– ações da educação saudável –
Ivane Laurete Perotti
Se queres ser cego, sê-lo…
se podes olhar, vê;
se podes ver, repara.
(José Saramago/Ensaio sobre a cegueira)
Em torno do ônibus os alunos aguardavam o sinal. Aqueles adolescentes reunidos na manhã ainda fria esperavam por um movimento. Assim que lhes dessem a ordem, partiriam.
_ Fulano!
_ Beltrano!
_ Sicrano!
Não demorou. Dos nomes não havia dúvida: transitavam nos corredores linguísticos sem o pavio das fronteiras quebradiças. Sentados, os alunos deram voz à motivação:
_ Profs…profs… isso da gente istudá história indo visitá o…o…
_ Nanicômio!
_… namicônio…
_ Neh! Ma…ma …manicômio, meu!
_ Não é o manicômio o nosso destino, fulano!
_ Não! Eu sei. É …o …o…
_ …o nosocômio!
_ Não! É o hospício!
_ Lazareto!
_ Sanatório!
As palavras subiam e desciam a cabeceira dos bancos coloridos. Entre risos e chistes sobre o destino da viagem, os alunos apoderavam-se das palavras para colar sentidos outros aos já anunciados.
_ Meu… eu conheci um cara da cabeça virada.
_ Para trás?
_ Ãaa! Para a frente, engraçadinho.
_ Fala aí: qual era a do cara?
_ Pirado!
_ E…?
_ Ah, sei lá! Vivia sendo levado para o… o…
_ O hospital psiquiátrico! Não gosto de piadas sobre esse assunto…
Algumas vozes calaram-se diante do apelo velado. Outras, mais do que depressa, recorreram ao professor de história:
_ Ô, psor… a gente não tá rindo dos loco! É que… isso de perdê a cabeça é meio pesado, entendeu?
_ Certamente!
_ Então…
_ O assunto é sério, com certeza!
_ E como é que a gente vai istudá história num museu de … de…

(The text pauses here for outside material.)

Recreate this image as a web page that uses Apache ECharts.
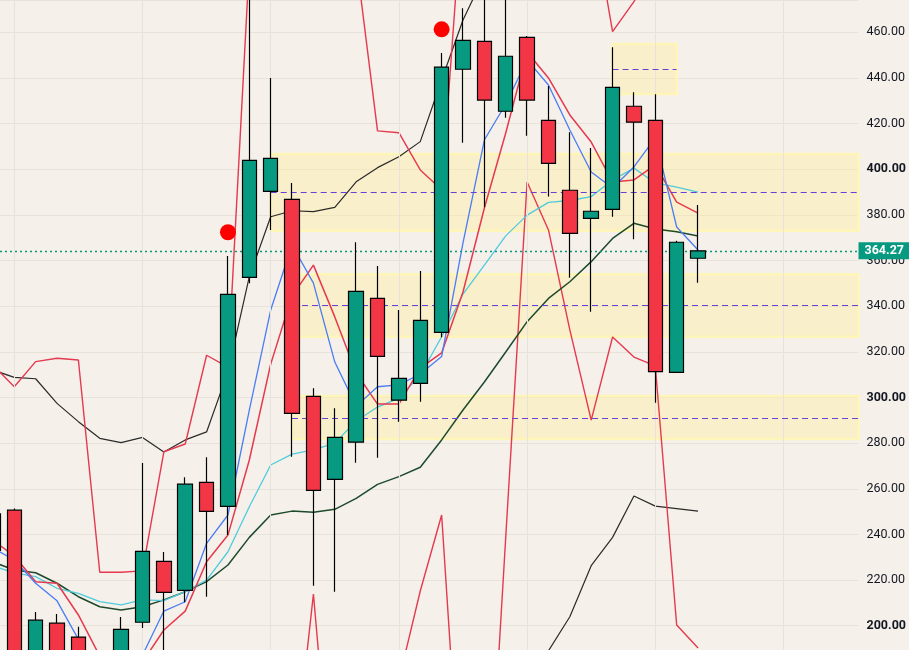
<!DOCTYPE html>
<html>
<head>
<meta charset="utf-8">
<script src="https://cdn.jsdelivr.net/npm/echarts@6/dist/echarts.min.js"></script>
<style>
html,body{margin:0;padding:0;background:#f5f1ea;}
#chart{width:909px;height:650px;}
</style>
</head>
<body>
<div id="chart"></div>
<script>
// slot index of the first candle (partly off the left edge)
const firstSlot = -1;
// OHLC per candle (slot -1 .. 32)
const opens  = [233, 250.6, 185, 201.1, 195, 180, 185, 201.5, 228.2, 215.5, 262.8, 252.3, 352.6, 390.3, 386.8, 300.5, 264.15, 280.4, 343.4, 298.8, 306.2, 328.55, 443.8, 456.05, 425.4, 457.8, 421.4, 390.8, 378.5, 382.4, 427.6, 421.4, 311.0, 361.0];
const closes = [249, 185, 202.4, 186, 185, 186, 198.4, 232.6, 214.6, 262.0, 250.1, 345.2, 403.9, 404.8, 293.05, 259.3, 282.5, 346.5, 318.0, 308.4, 333.8, 444.7, 456.5, 430.3, 449.5, 430.3, 402.6, 371.9, 381.6, 435.9, 420.6, 311.3, 368.0, 364.27];
const lows   = [228, 182, 180, 182, 180, 178, 182, 199, 185, 210.25, 212.7, 239.7, 350.0, 373.4, 274.0, 217.5, 214.9, 271.4, 273.6, 289.4, 298.1, 326.35, 411.6, 383.3, 422.6, 414.7, 388.0, 352.5, 337.6, 379.2, 369.3, 297.7, 311.0, 350.3];
const highs  = [252, 251.4, 206.0, 205.1, 199.5, 188, 203.8, 271.3, 232.3, 265.0, 273.8, 362.0, 480, 440.0, 394.0, 304.0, 295.3, 368.0, 357.6, 338.3, 355.4, 450.9, 470.5, 480, 480, 458.4, 436.5, 416.2, 409.3, 453.4, 433.7, 432.8, 368.7, 384.3];

// indicator lines (slot -1 .. 32)
const blackUpper = [312.0, 308.8, 308.2, 297.4, 289.4, 282.1, 280.2, 282.5, 276.1, 281.4, 284.9, 311.2, 352.9, 379.2, 381.8, 381.4, 383.3, 394.5, 400.7, 405.5, 412.1, 439.1, 465.4, 485, 490, 490, 490, 490, 490, 490, 490, 490, 490, 490];
const blackLower = [150, 150, 150, 150, 150, 150, 150, 150, 150, 150, 150, 150, 150, 150, 150, 150, 150, 150, 150, 150, 150, 150, 150, 150, 160, 175, 189.0, 203.9, 226.3, 238.7, 256.8, 252.4, 251.3, 250.2];
const redUpper   = [314.2, 304.7, 315.7, 317.2, 316.4, 223.4, 223.4, 224.0, 276.2, 279.6, 318.5, 313.3, 490, 500, 500, 500, 495, 491.7, 416.8, 416.0, 399.7, 391.0, 520, 520, 520, 520, 520, 520, 514.5, 460.3, 473.4, 490, 490, 490];
const redLower   = [150, 150, 150, 150, 150, 150, 150, 150, 150, 150, 150, 150, 150, 150, 129, 213.9, 106, 100, 100, 176.2, 215.2, 248.5, 105, 81, 238.8, 394.4, 373.4, 329.6, 290.1, 326.5, 317.7, 313.8, 200.3, 190.2];
const redAvg     = [237.5, 230.5, 219.3, 218.6, 204.7, 186.7, 181.5, 184.1, 198.1, 206.4, 228.0, 239.7, 272.6, 314.6, 344.5, 358.0, 335.3, 310.7, 297.1, 297.1, 312.9, 319.5, 346.2, 383.0, 415.9, 451.4, 440.0, 423.8, 411.9, 394.4, 395.3, 401.9, 385.6, 380.8];
const blueAvg    = [234.0, 228.8, 218.6, 210.9, 194.0, 171.8, 171.8, 187.1, 206.4, 210.5, 236.1, 248.5, 294.5, 338.3, 366.8, 350.1, 315.5, 296.2, 304.7, 305.5, 310.3, 317.9, 367.7, 412.8, 428.6, 447.9, 436.9, 417.2, 398.8, 391.8, 401.0, 413.7, 374.7, 364.6];
const cyanAvg    = [226.2, 223.1, 221.5, 216.4, 214.2, 210.5, 209.1, 211.3, 211.0, 214.9, 220.0, 232.4, 252.1, 270.4, 275.2, 277.0, 280.0, 289.7, 295.8, 299.7, 309.8, 326.6, 345.3, 358.0, 370.8, 379.9, 385.5, 386.3, 388.0, 395.3, 400.5, 394.0, 392.2, 390.0];
const greenAvg   = [227.9, 224.4, 223.2, 218.6, 212.7, 208.3, 206.9, 208.3, 211.3, 214.9, 219.3, 226.6, 238.7, 248.5, 250.2, 249.7, 251.0, 255.8, 261.9, 265.3, 269.4, 281.4, 294.5, 306.8, 319.9, 333.2, 343.4, 350.7, 359.5, 369.7, 376.3, 373.8, 372.6, 370.7];

// signal dots: [slot, price]
const signalSlots  = [10, 20];
const signalPrices = [372.4, 461.3];

// zones: start slot, end slot (null = to the right edge), top, bottom, middle
const zoneStart  = [28, 12, 13, 13];
const zoneEnd    = [31, null, null, null];
const zoneTop    = [454.9, 406.7, 354.0, 300.6];
const zoneBottom = [433.0, 373.1, 326.6, 281.8];
const zoneMid    = [443.8, 389.9, 340.4, 290.9];

const lastPrice = 364.27;
const gridSlots = [0, 6, 12, 18, 24, 30, 36];

const X_MIN = -0.6685, X_MAX = 39.51;
const Y_MIN = 189.35, Y_MAX = 474.15, Y_STEP = 20;

const xs = opens.map((_, i) => firstSlot + i);
const candleData = xs.map((x, i) => [x, opens[i], closes[i], lows[i], highs[i]]);
const pairs = arr => xs.map((x, i) => [x, arr[i]]);

function lineSeries(name, arr, color, width) {
  return {
    name, type: 'line', data: pairs(arr), symbol: 'none', z: 3, silent: true,
    lineStyle: { color, width }, clip: true
  };
}

const chart = echarts.init(document.getElementById('chart'), null, { renderer: 'canvas' });

const zoneAreas = zoneStart.map((s, i) => [
  { xAxis: s, yAxis: zoneTop[i] },
  { xAxis: zoneEnd[i] == null ? X_MAX : zoneEnd[i], yAxis: zoneBottom[i] }
]);
const dashStyle = { color: '#6a3fd6', width: 1, type: [6, 4] };
const zoneLines = zoneStart.map((s, i) => [
  { coord: [s, zoneMid[i]], lineStyle: dashStyle },
  { coord: [zoneEnd[i] == null ? X_MAX : zoneEnd[i], zoneMid[i]], lineStyle: dashStyle }
]);
const priceLineStyle = { color: '#089981', type: [2, 3], width: 1.3, opacity: 1 };

chart.setOption({
  animation: false,
  backgroundColor: '#f5f1ea',
  grid: { left: 0, right: 49.5, top: 0, bottom: 0, containLabel: false },
  xAxis: {
    type: 'value', min: X_MIN, max: X_MAX, show: false, splitLine: { show: false }
  },
  yAxis: {
    type: 'value', position: 'right', min: Y_MIN, max: Y_MAX,
    minInterval: Y_STEP, maxInterval: Y_STEP,
    axisLine: { show: false }, axisTick: { show: false },
    splitLine: { show: true, lineStyle: { color: '#e7e3db', width: 1 } },
    axisLabel: {
      margin: 8, color: '#131722', fontSize: 12.5, fontFamily: 'Roboto, sans-serif',
      showMinLabel: false, showMaxLabel: false,
      formatter: v => (Math.round(v) % 100 === 0 ? '{b|' + v.toFixed(2) + '}' : v.toFixed(2)),
      rich: { b: { fontWeight: 'bold', fontSize: 12.5, color: '#131722', fontFamily: 'Roboto, sans-serif' } }
    }
  },
  series: [
    {
      name: 'frame', type: 'line', data: [], z: 1, silent: true,
      markArea: {
        silent: true,
        itemStyle: { color: 'rgba(255,236,150,0.38)', borderColor: 'rgba(255,246,180,0.9)', borderWidth: 2.5 },
        data: zoneAreas
      },
      markLine: {
        silent: true, symbol: ['none', 'none'], animation: false,
        label: { show: false },
        data: gridSlots.map(s => ({ xAxis: s, lineStyle: { color: '#e7e3db', width: 1, type: 'solid' } }))
          .concat(zoneLines)
      }
    },
    lineSeries('bbUpper', blackUpper, '#2a2a2a', 1.2),
    lineSeries('bbLower', blackLower, '#2a2a2a', 1.2),
    lineSeries('envUpper', redUpper, '#e5394f', 1.4),
    lineSeries('envLower', redLower, '#e5394f', 1.4),
    lineSeries('maGreen', greenAvg, '#1d4a2c', 1.5),
    lineSeries('maCyan', cyanAvg, '#4fcbdc', 1.3),
    lineSeries('maRed', redAvg, '#e5394f', 1.5),
    lineSeries('maBlue', blueAvg, '#4a7cf5', 1.3),
    {
      name: 'price', type: 'candlestick', z: 5, silent: true,
      data: candleData, barWidth: 15,
      itemStyle: { color: '#089981', color0: '#f23645', borderColor: '#000', borderColor0: '#000', borderWidth: 1.2 }
    },
    {
      name: 'lastPrice', type: 'line', data: [], z: 6, silent: true, color: '#089981',
      lineStyle: { color: '#089981' }, itemStyle: { color: '#089981' },
      markLine: {
        silent: true, symbol: ['none', 'none'],
        lineStyle: priceLineStyle,
        label: {
          show: true, position: 'end', distance: 0,
          formatter: () => lastPrice.toFixed(2),
          backgroundColor: '#089981', color: '#fff', fontWeight: 'bold',
          fontSize: 12.5, fontFamily: 'Roboto, sans-serif', padding: [2, 8, 2, 6]
        },
        data: [{ yAxis: lastPrice, lineStyle: priceLineStyle }]
      }
    },
    {
      name: 'signals', type: 'scatter', z: 7, silent: true,
      data: signalSlots.map((s, i) => [s, signalPrices[i]]),
      symbolSize: 16, itemStyle: { color: '#ff0000', opacity: 1 }
    }
  ]
});
</script>
</body>
</html>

_ Em um museu de fotografias sobre a loucura.
_ Isso!
_ A história pode ser contada a partir de vários pontos de vista. Então…
_ Para, professor! Não fale mais nada!
_ Eu…
_ Não fale! A gente quer você na história, entendeu? Não dá mais para trocar de professor.
_ Mas…
_ Não fale, profs! Não fale nada… a gente nunca sabe quem tá ouvino. Tendeu?
Do não silêncio do professor de história teve início uma lição dentro de outra lição. O ônibus, repentinamente, encolheu de tamanho e toda a loucura do mundo parou para ouvi-lo. Calma e pausadamente, o professor disse de lugares, gentes, espaços, territórios e estratégias de construção de uma sociedade.
_ Então…
_ Continua, psor. Continua! Isso daí é … é…! Di rocha! Nem celular derruba!
Referência:
SARAMAGO, José. Ensaio sobre a Cegueira. 6ª edição. São Paulo: Editora Companhia das Letras, 1995.